La morte di Aleksej Navalny è piombata sulla vigilia delle presidenziali russe e sul secondo anniversario della guerra in Ucraina, combinato disposto di una Russia guidata da un quarto di secolo da Vladimir Putin e in deriva autoritaria da oltre un decennio. La Costituzione modificata nel 2022 permette al leader russo di restare in teoria al potere fino al 2036, in pratica anche la sua leadership dipende dall’esito del conflitto scatenato due anni fa, come ogni cosa oggi nella Federazione russa. La guerra è immanente, tutto converge verso lo sforzo bellico: conversione dell’economia per produrre armamenti, rapporti internazionali, militarizzazione della diplomazia, politiche interne e macchina repressiva per cancellare ogni possibile traccia di dissenso.
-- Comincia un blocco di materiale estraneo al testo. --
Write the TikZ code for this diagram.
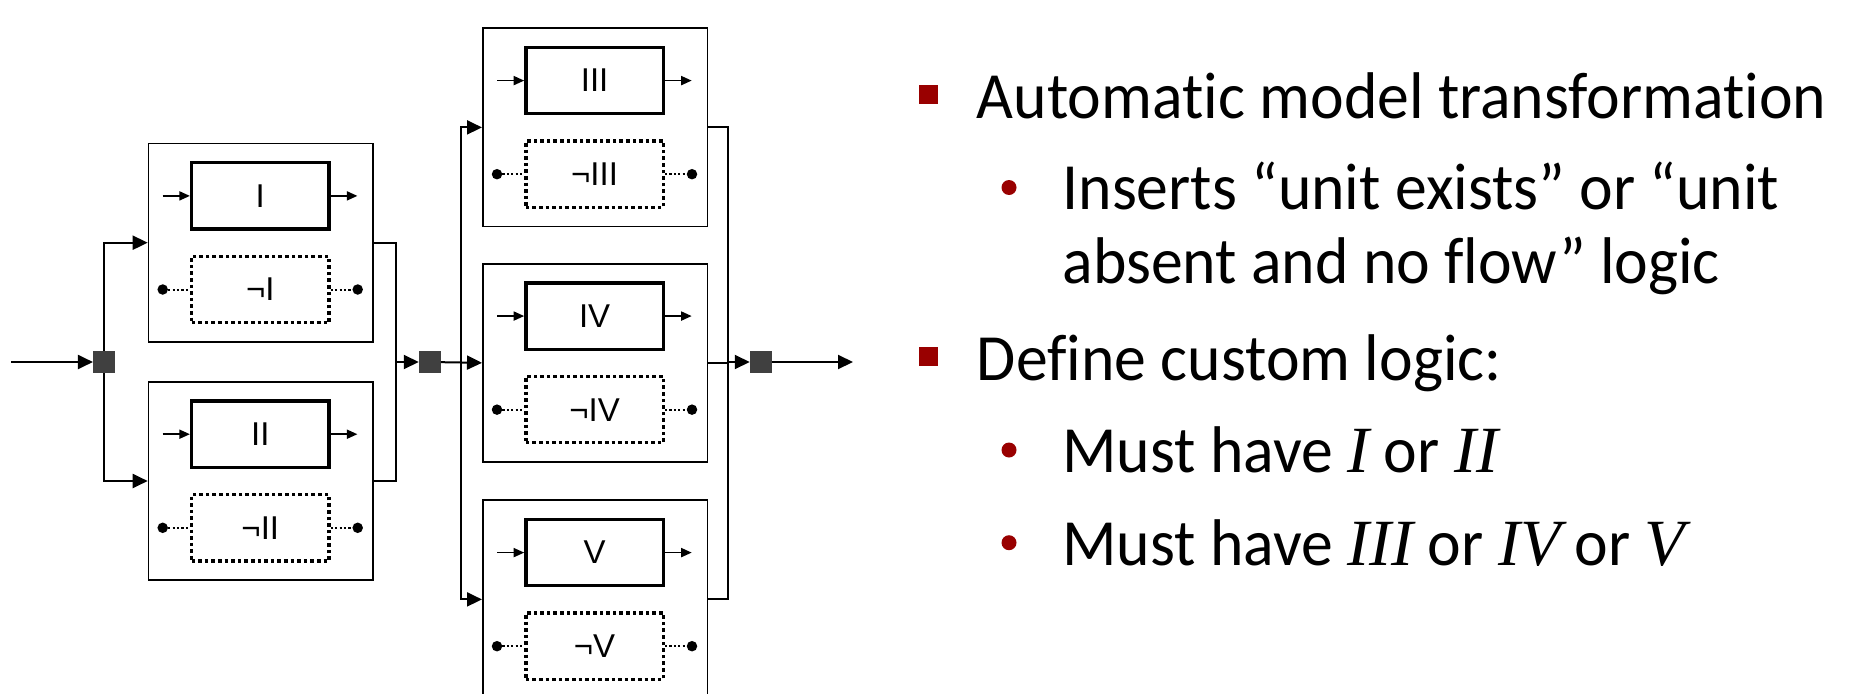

La domanda rilanciata dal decesso in carcere del più celebre oppositore – malgrado l’oscuramento dei media ufficiali e lo sprezzante rifiuto di Putin di pronunciarne il nome – è quanto potrà durare la tenuta del fronte interno. Quello russo, ma l’interrogativo è di massima urgenza pure a Kiev, dove la legge con nuove regole per la mobilitazione divide la politica e allarma chi ha potuto evitare il fronte, in un clima stravolto rispetto a due anni fa, quando la resistenza all’invasione russa sembrava destinata a certa, per quanto incredibile, vittoria. La ‘war fatigue’ è anche in diverso modo palpabile nelle cancellerie occidentali che all’alba del 24 febbraio 2022 si risvegliavano con i carri armati russi in marcia e in ordine sparso speravano che tutto sarebbe finito in poche settimane. Come d’altronde pensavano anche i vertici russi.
L’Ucraina oggi si sente più sola, e a buona ragione. Le sparate di Donald Trump sugli alleati Nato insolventi da gettare in pasto a Putin suggeriscono all’Europa di riflettere sulla sua crescente irrilevanza per l’elettore americano, ma fanno ancora più paura a Kiev. Gli Stati Uniti sono rincorsi da altre emergenze geopolitiche, Medio Oriente nell’immediato, Indopacifico in prospettiva. Il Congresso indugia sui nuovi aiuti militari per l’esercito ucraino che ha un disperato bisogno di munizioni, oltre che di uomini. Intanto i Paesi dell’Ue firmano uno dopo l’altro accordi bilaterali di sicurezza con l’Ucraina, proiettati su un decennio e privi di vincoli giuridici: senso di drammatica urgenza unito a cautela che segnalano l’assenza di una precisa strategia.
Il quadro conforta il Cremlino, sempre convinto di potere arrivare alla destabilizzazione della Nato, malgrado oggi l’alleanza appaia molto più forte di due anni fa. La guerra ha sortito una lunga serie di conseguenze non volute per la Russia, compreso l’ingresso della Finlandia nel club atlantico e, a breve, della Svezia. Putin però ufficialmente non si sposta un centimetro dai famosi – e anche fumosi – obiettivi annunciati al momento dell’invasione, compresa la “denazificazione” dell’Ucraina, ovvero il cambio di regime nel Paese da riportare sotto il controllo russo.
Il momento sembra favorevole per Mosca anche sul terreno. La conquista della città di Avdiivka permette di rafforzare le linee difensive in posizione strategica, ma soprattutto conclude la più sanguinosa delle battaglie viste in due anni con una vittoria russa, non un dettaglio alla vigilia di elezioni presidenziali che dovranno rilanciare la leadership putiniana e quindi il mandato per la ‘sua’ guerra.
Sull’annunciato plebiscito per Vladimir Putin si staglia però l’ombra della morte di Navalny in carcere e la necessità del regime di reprimere ogni parvenza di protesta. La personale lotta della madre dell’oppositore per riavere il corpo del figlio tocca un tasto profondo nella società russa, forza le divisioni tra fan dell’impresa bellica, rassegnati alla guerra e contrari ma silenti. Altrettanto difficile da gestire è la protesta delle mogli dei soldati mandati al fronte, appuntamento settimanale per reclamare il rientro e non per contestare la cosiddetta “operazione militare speciale”.
Alla fine, per Russia, Ucraina, ma anche Stati Uniti e alleati occidentali, il fronte più delicato nel 2024 sarà quello interno. Sul piano globale, per la partita ucraina si prospetta decisivo l’intreccio con l’incendio mediorientale e le tensioni nello Stretto di Taiwan. Nei Paesi “dell’Occidente collettivo” si aggira uno spettro di consapevolezza che il 24 febbraio 2022 sia stato solo l’inizio, parte di una più grande deflagrazione dell’ordine mondiale uscito dalla guerra fredda. E che niente, comunque vada, sarà più come prima.